La nuova «Medusa»? È pronta per Natale

Laura Gigliotti

Mentre nel Palazzo Nuovo è in corso da febbraio, sponsor la Lottomatica, il restauro di sedici statue della Collezione Albani, più alcuni basamenti moderni, due altari antichi utilizzati come base di sculture, le statue in marmo scuro di Esculapio e di Zeus nonché due centauri, nel Palazzo dei Conservatori al piano nobile, accanto alla Sala degli Orazi e Curiazi si sta lavorando al soffitto ottocentesco della cosiddetta Sala Vanvitelli e nella Sala di Annibale, è appena iniziato il restauro (durata presunta quattro mesi), del Busto di Medusa, una delle opere più problematiche di Gian Lorenzo Bernini (15698-1680).
A finanziarlo è la Federazione Italiana Tabaccai, già sponsor del restauro dell’Apollo e dell’Eracle di Veio (ancora in corso), due capolavori del Museo Nazionale Etrusco di Villa Giulia. In programma, subito dopo la Medusa, l’intervento su un’altra opera di Bernini, il monumento in marmo di Urbano VIII della Sala degli Orazi e Curiazi.
L’artista si rifà al mito di Medusa, narrato nelle Metamorfosi da Ovidio, che la descrive come la più bella e mortale delle Gorgoni con il potere di pietrificare chiunque incrociasse il suo sguardo. Minerva la punisce per essere stata violentata da Nettuno in un tempio a lei consacrato cambiando i suoi capelli biondi in serpenti. Secondo il racconto Medusa viene sorpresa nel sonno da Perseo che guardando la sua immagine riflessa riesce a tagliarle la testa, di cui fa dono a Minerva, che la pone ad ornamento del suo scudo.
Bernini, scartando la raffigurazione della testa mozzata di Medusa come fa Caravaggio nello scudo da parata dipinto per il cardinale Del Monte, poi donato al Granduca Ferdinando de’ Medici, o come fa Annibale Carracci negli affreschi della Galleria di Palazzo Farnese, scolpisce un vero e proprio busto-ritratto di Medusa colta nel momento della metamorfosi. Come se si vedesse in uno specchio e improvvisamente si rendesse conto di quello che le sta accadendo. La bocca semiaperta in cui s’intravvedono i denti e la lingua, gli occhi che esprimono tutta la sua disperazione, gli splendidi capelli biondi che stanno trasformandosi in serpenti.

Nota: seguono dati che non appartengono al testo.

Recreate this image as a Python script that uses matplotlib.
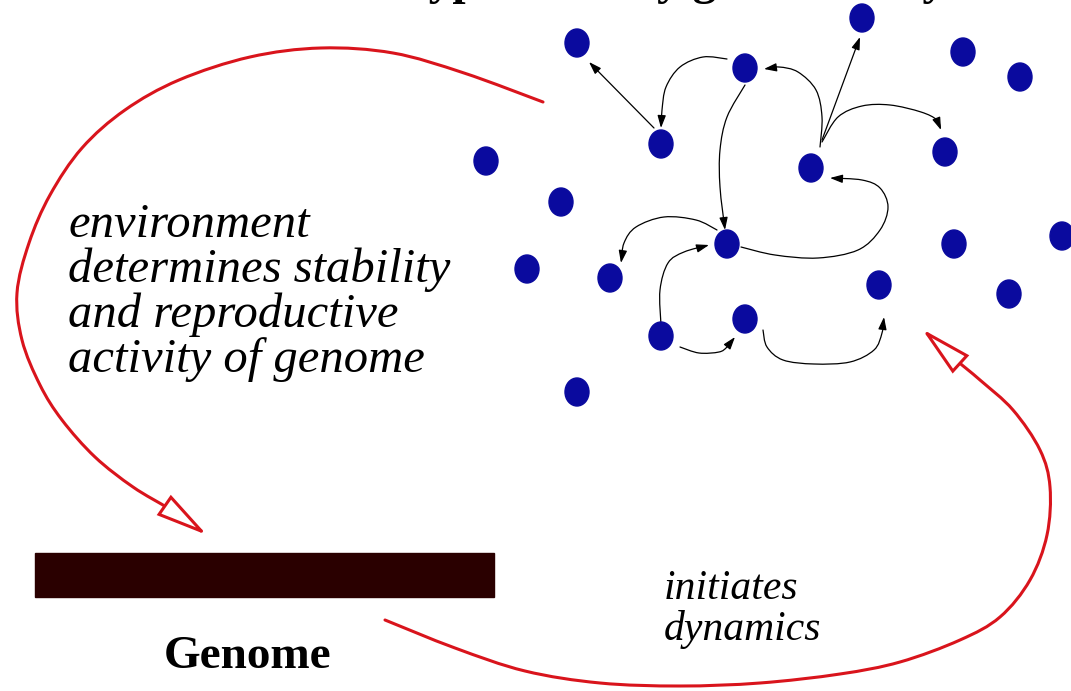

Bernini, ingegno precocissimo (a 20 anni viene nominato dal papa Cavaliere di Cristo per i suoi meriti artistici), realizza la Medusa in età matura, nei primi anni del pontificato di Innocenzo X Pamphili quando l’artista, prediletto di papa Barberini, viene temporaneamente allontanato dalla corte pontificia a seguito della demolizione del Campanile della Basilica di San Pietro (1646). Un’opera che rientra fra quelle sculture che Bernini esegue «per suo studio e gusto», come sarà «La Verità» rimasta nel suo studio e legata per testamento alla famiglia. E forse anche metafora, personale meditazione dell’artista sulle finalità della scultura e sulle virtù dello scultore. Una Medusa che lascia letteralmente impietriti dallo stupore i suoi nemici e detrattori di fronte alla virtù del suo scalpello.

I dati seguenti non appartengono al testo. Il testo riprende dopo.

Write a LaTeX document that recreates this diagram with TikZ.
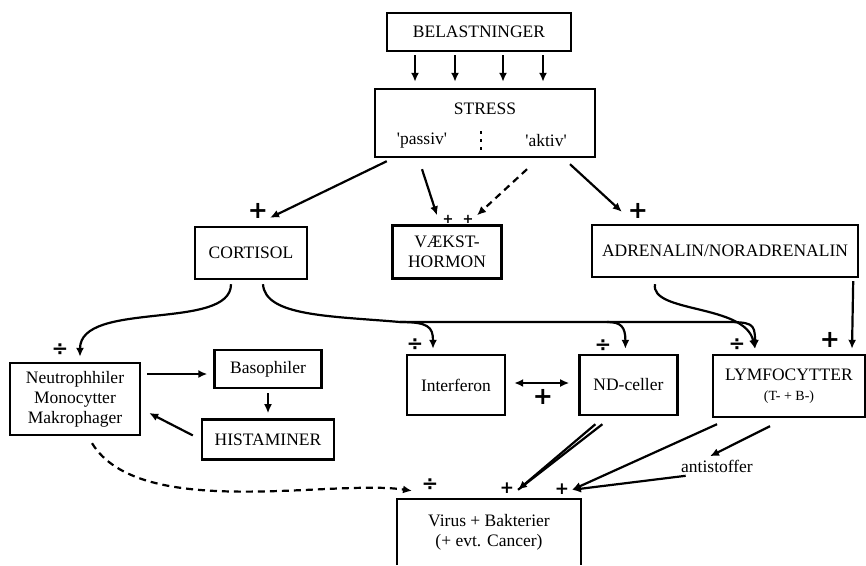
\documentclass[tikz,border=0pt]{standalone}
\usepackage{fontspec}
\setmainfont{Liberation Serif}
\newfontfamily\signfont{DejaVu Sans}
\usetikzlibrary{positioning,arrows.meta,calc}

\begin{document}
\begin{tikzpicture}[
  x=1pt,y=-1pt,
  font=\fontsize{17.5}{20}\selectfont,
  box/.style={draw,line width=2.4pt,align=center,inner sep=2pt},
  arr/.style={-{Latex[length=9pt,width=8pt]},line width=2.2pt},
  arrboth/.style={{Latex[length=9pt,width=8pt]}-{Latex[length=9pt,width=8pt]},line width=2.2pt},
  darr/.style={arr,dash pattern=on 7pt off 5pt},
  plus/.style={font=\signfont\bfseries\fontsize{24}{24}\selectfont,inner sep=0pt},
  midplus/.style={font=\signfont\bfseries\fontsize{17}{17}\selectfont,inner sep=0pt},
  smallplus/.style={font=\signfont\bfseries\fontsize{13}{13}\selectfont,inner sep=0pt},
  minus/.style={font=\signfont\bfseries\fontsize{20}{20}\selectfont,inner sep=0pt}
]
\useasboundingbox (0,0) rectangle (866,565);

% top
\node[box,minimum width=184pt,minimum height=38pt] (belast) at (479,32) {BELASTNINGER};
\node[box,minimum width=220pt,minimum height=68pt] (stress) at (485,123) {};
\node (stresslbl) at (485,109) {STRESS};
\node (passiv) at (422,141) {\textquotesingle passiv\textquotesingle};
\node (aktiv) at (546,141) {\textquotesingle aktiv\textquotesingle};
\draw[line width=2.8pt,dash pattern=on 3pt off 5pt] (481,131) -- (481,154);

% hormones
\node[box,minimum width=112pt,minimum height=52pt] (cort) at (251,253) {CORTISOL};
\node[box,minimum width=109pt,minimum height=53pt] (vaekst) at (447,252) {VÆKST-\\HORMON};
\node[box,minimum width=266pt,minimum height=52pt] (adren) at (725,251) {ADRENALIN/NORADRENALIN};

% cells
\node[box,minimum width=130pt,minimum height=72pt] (neutro) at (75,399) {Neutrophhiler\\Monocytter\\Makrophager};
\node[box,minimum width=107pt,minimum height=38pt] (baso) at (268,369) {Basophiler};
\node[box,minimum width=132pt,minimum height=40pt,below=29pt of baso] (hist) {HISTAMINER};
\node[box,minimum width=98pt,minimum height=60pt] (inter) at (456,385) {Interferon};
\node[box,minimum width=98pt,minimum height=60pt,right=72pt of inter] (nd) {ND-celler};
\node[box,minimum width=152pt,minimum height=62pt] (lymf) at (789,386)
  {LYMFOCYTTER\\{\fontsize{14}{16}\selectfont(T- + B-)}};
\node (anti) at (717,466) {antistoffer};
\node[minimum width=184pt,minimum height=66pt,align=center] (virus) at (489,532)
  {Virus + Bakterier\\(+ evt. Cancer)};
\draw[line width=2.4pt] (virus.south west) |- (virus.north east) -- (virus.south east);

% signs
\node[plus] (pcort) at (258,211) {+};
\node[smallplus] (pvaek1) at (448,219) {+};
\node[smallplus] (pvaek2) at (468,219) {+};
\node[plus] (padren) at (638,211) {+};
\node[minus] (mneutro) at (60,350) {÷};
\node[minus] (minter) at (415,345) {÷};
\node[minus] (mnd) at (603,346) {÷};
\node[minus] (mlymf) at (737,345) {÷};
\node[plus] (plymf) at (830,340) {+};
\node[plus] (pinter) at (543,397) {+};
\node[minus] (mvirus) at (430,485) {÷};
\node[midplus] (pvirus1) at (507,488) {+};
\node[midplus] (pvirus2) at (562,489) {+};

% belastninger -> stress
\foreach \dx in {-64,-24,24,64}
  \draw[arr,shorten >=6pt] ([xshift=\dx pt,yshift=-3pt]belast.south) -- ([xshift=\dx pt]belast.south |- stress.north);

% stress -> hormones
\draw[arr] ([xshift=13pt,yshift=-3pt]stress.south west) -- ([xshift=19pt,yshift=8pt]cort.north);
\draw[arr] ([xshift=-63pt,yshift=-11pt]stress.south) -- ([xshift=-10pt,yshift=9pt]vaekst.north);
\draw[darr] ([xshift=42pt,yshift=-11pt]stress.south) -- ([xshift=30pt,yshift=9pt]vaekst.north);
\draw[arr] ([xshift=85pt,yshift=-6pt]stress.south) -- ([xshift=31pt,yshift=12pt]adren.north west);

% cortisol
\coordinate (busw) at (400,322);
\coordinate (busnd) at (607,322);
\coordinate (buse) at (722,322);
\draw[arr] ([xshift=-20pt,yshift=-4pt]cort.south) .. controls +(0,47) and +(0,-57) .. ([xshift=5pt,yshift=5pt]neutro.north);
\draw[arr] ([xshift=12pt,yshift=-4pt]cort.south) .. controls +(2,32) and +(-70,-6) .. (busw)
  -- (buse) .. controls +(30,0) and +(0,-26) .. ([xshift=-34pt,yshift=5pt]lymf.north);
\draw[arr] (busw) .. controls +(28,0) and +(0,-22) .. ([xshift=-23pt,yshift=5pt]inter.north);
\draw[arr] (busnd) .. controls +(14,0) and +(0,-22) .. ([xshift=-3pt,yshift=5pt]nd.north);

% adrenalin
\draw[arr] ([xshift=-70pt,yshift=-6pt]adren.south) .. controls +(-5,29) and +(-10,-45) .. ([xshift=-34pt,yshift=5pt]lymf.north);
\draw[arr] ([xshift=-6pt,yshift=-3pt]adren.south east) -- ([xshift=63pt,yshift=5pt]lymf.north);

% cells
\draw[arr] ([xshift=6pt,yshift=25pt]neutro.east) -- ([xshift=-6pt,yshift=-5pt]baso.west);
\draw[arr] ([yshift=-4pt]baso.south) -- ([yshift=5pt]hist.north);
\draw[arr] ([xshift=-8pt,yshift=4pt]hist.west) -- ([xshift=8pt,yshift=-14pt]neutro.east);
\draw[arrboth] ([xshift=8pt,yshift=2pt]inter.east) -- ([xshift=-9pt,yshift=2pt]nd.west);

% -> virus
\draw[line width=2.2pt] ([xshift=-26pt,yshift=-8pt]nd.south) -- ([xshift=29pt,yshift=9pt]virus.north);
\draw[arr] ([xshift=-33pt,yshift=-8pt]nd.south) -- ([xshift=29pt,yshift=9pt]virus.north);
\draw[arr] ([xshift=-72pt,yshift=-6pt]lymf.south) -- ([xshift=83pt,yshift=9pt]virus.north);
\draw[arr] ([xshift=-19pt,yshift=-8pt]lymf.south) -- ([xshift=-7pt]anti.north);
\draw[arr] ([xshift=8pt]anti.south west) -- ([xshift=83pt,yshift=9pt]virus.north);
\draw[darr] ([xshift=17pt,yshift=-7pt]neutro.south) .. controls +(48,78) and +(-80,-12) .. ([xshift=-77pt,yshift=8pt]virus.north);
\end{tikzpicture}
\end{document}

Il gabinetto di restauro è posto a poca distanza dalla Sala delle Oche, una delle piccole preziose stanze dell’Appartamento dei Conservatori, in cui dal Settecento l’opera è conservata e dove è rimasto il basamento in marmi policromi, giallo antico, verde antico, rosso di Caria, verde Alpi. Reca sui fianchi lo stemma del Senato e Popolo Romano e della famiglia Bichi e sul fronte l’iscrizione che ricorda il «dono del marchese Francesco Bichi, Conservatore nel mese di marzo dell’anno del Signore 1731».

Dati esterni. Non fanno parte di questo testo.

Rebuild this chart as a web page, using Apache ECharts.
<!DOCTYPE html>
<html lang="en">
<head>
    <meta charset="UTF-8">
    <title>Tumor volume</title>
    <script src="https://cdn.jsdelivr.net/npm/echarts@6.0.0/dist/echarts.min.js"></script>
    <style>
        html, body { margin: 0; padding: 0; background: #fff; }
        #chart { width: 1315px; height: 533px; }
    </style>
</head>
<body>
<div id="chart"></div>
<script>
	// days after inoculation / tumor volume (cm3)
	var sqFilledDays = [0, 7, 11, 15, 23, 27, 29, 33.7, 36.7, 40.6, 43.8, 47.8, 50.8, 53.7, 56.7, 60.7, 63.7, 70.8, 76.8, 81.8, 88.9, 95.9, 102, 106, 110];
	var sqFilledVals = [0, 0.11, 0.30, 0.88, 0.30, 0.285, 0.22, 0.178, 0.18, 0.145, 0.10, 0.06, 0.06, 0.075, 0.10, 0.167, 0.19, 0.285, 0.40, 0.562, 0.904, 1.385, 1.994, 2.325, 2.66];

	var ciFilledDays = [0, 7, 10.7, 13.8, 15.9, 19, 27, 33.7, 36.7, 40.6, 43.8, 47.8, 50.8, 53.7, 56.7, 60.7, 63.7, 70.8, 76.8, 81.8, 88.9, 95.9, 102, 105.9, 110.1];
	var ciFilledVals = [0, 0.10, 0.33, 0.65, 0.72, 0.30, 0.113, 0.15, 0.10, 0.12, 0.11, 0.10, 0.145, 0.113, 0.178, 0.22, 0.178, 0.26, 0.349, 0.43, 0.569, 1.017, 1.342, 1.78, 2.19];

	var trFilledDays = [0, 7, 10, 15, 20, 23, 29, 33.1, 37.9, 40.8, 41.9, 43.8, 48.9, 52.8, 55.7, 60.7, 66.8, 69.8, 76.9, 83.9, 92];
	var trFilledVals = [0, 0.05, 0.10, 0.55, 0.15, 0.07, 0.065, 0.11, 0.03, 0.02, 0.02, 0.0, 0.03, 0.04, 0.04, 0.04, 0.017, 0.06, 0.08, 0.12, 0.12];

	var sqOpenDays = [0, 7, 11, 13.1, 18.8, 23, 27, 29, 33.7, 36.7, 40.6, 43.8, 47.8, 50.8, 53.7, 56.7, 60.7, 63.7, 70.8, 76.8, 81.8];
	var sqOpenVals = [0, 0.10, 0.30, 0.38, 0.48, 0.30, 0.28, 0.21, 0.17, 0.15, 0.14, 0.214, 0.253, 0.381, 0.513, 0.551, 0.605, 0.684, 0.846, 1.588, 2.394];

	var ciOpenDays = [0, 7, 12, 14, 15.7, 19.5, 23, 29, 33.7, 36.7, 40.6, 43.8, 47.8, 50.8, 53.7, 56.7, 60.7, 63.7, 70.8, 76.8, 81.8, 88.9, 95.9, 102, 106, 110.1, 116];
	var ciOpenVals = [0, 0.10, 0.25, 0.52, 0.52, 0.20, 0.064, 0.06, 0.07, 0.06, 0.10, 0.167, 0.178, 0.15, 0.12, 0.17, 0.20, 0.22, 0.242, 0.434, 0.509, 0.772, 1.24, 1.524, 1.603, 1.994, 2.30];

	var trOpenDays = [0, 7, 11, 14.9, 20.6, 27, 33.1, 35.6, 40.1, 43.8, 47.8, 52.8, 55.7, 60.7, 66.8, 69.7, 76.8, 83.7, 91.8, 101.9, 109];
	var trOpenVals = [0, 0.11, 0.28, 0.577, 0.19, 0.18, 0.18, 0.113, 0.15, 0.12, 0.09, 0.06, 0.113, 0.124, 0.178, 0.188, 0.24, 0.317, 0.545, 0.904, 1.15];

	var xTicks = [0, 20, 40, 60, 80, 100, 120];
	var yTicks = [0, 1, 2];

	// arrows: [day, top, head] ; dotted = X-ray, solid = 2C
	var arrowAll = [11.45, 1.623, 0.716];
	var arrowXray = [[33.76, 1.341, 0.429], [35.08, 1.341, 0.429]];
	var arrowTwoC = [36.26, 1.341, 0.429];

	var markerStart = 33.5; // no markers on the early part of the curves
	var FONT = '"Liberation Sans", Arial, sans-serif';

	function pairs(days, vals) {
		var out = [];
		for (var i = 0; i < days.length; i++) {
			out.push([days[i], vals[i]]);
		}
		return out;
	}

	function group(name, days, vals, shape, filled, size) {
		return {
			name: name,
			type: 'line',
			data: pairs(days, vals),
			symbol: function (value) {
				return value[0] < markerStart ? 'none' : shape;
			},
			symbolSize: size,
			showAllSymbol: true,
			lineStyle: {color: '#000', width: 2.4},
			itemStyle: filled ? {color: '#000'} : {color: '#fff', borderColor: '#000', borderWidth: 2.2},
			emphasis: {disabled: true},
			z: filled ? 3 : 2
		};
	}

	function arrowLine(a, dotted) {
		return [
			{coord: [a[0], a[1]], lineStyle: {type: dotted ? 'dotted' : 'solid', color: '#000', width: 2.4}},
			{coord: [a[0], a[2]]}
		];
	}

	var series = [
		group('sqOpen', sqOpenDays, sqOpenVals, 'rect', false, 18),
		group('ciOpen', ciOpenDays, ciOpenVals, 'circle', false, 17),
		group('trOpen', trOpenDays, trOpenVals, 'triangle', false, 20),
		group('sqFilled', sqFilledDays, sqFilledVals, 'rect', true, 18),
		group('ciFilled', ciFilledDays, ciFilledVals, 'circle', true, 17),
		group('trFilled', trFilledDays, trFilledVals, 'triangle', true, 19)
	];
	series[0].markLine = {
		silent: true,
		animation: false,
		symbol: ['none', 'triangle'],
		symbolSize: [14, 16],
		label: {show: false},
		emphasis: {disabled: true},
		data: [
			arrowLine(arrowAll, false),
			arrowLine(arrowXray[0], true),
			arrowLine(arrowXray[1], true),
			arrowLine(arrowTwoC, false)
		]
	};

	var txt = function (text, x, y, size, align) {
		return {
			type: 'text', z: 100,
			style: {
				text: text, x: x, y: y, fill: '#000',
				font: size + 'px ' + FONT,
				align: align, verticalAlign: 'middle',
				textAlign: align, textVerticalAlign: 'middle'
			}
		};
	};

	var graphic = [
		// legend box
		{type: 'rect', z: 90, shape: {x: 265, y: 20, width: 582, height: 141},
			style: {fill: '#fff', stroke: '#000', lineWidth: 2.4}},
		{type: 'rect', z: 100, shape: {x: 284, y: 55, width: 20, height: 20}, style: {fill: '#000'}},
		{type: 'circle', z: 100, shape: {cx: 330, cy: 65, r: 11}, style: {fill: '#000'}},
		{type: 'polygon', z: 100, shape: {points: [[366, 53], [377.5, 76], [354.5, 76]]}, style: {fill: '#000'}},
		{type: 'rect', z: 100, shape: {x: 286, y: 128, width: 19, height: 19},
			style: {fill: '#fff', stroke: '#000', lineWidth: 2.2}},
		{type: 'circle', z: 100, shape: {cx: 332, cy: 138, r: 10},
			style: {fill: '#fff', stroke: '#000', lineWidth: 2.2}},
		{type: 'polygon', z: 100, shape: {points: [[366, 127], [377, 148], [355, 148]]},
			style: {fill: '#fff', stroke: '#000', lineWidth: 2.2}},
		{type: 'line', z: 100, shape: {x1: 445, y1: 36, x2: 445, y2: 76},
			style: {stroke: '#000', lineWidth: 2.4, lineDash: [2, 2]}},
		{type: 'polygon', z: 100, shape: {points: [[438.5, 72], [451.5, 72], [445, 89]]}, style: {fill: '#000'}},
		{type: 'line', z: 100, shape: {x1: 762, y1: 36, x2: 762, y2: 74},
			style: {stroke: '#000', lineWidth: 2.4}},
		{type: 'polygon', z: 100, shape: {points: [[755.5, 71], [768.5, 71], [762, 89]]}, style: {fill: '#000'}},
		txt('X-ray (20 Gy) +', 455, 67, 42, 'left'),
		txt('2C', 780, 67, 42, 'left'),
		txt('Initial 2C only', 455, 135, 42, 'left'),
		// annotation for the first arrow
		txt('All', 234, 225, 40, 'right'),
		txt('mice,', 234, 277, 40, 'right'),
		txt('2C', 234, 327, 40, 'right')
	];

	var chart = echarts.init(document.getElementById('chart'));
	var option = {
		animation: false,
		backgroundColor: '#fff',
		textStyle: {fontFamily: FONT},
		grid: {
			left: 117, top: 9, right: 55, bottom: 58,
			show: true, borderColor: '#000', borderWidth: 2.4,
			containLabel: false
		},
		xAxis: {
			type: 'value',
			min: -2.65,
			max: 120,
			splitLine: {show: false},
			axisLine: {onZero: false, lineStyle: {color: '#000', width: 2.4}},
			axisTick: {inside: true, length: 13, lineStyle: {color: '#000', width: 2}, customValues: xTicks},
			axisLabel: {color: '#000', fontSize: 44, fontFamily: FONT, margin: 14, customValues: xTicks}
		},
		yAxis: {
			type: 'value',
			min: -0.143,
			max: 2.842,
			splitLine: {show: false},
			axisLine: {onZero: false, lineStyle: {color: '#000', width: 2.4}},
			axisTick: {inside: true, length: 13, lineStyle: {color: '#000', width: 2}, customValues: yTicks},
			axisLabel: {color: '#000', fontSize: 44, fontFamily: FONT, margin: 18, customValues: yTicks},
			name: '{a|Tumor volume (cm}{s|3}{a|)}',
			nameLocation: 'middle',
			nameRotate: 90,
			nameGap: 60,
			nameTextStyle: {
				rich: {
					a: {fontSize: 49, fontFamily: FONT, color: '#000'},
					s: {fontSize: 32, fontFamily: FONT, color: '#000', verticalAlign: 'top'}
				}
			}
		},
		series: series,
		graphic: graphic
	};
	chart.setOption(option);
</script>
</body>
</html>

«Siamo appena agli inizi - dice Tuccio Sante Guido, non nuovo a queste imprese, insieme a Giuseppe Mantella, incaricato del restauro diretto da Elena Di Gioia -. Ora per la prima volta verranno effettuate indagini ai raggi infrarossi e ultravioletti, come si fa per i dipinti, per vedere se c’è qualcosa sotto lo strato di cera e sporco.

Il colore giallastro potrebbe essere dovuto a un’alterazione dei protettivi».
Musei Capitolini, piazza del Campidoglio. Orario: da martedì a domenica 9-20, lunedì chiuso. Informazioni: 06-82059127 e www.museicapitolini.org.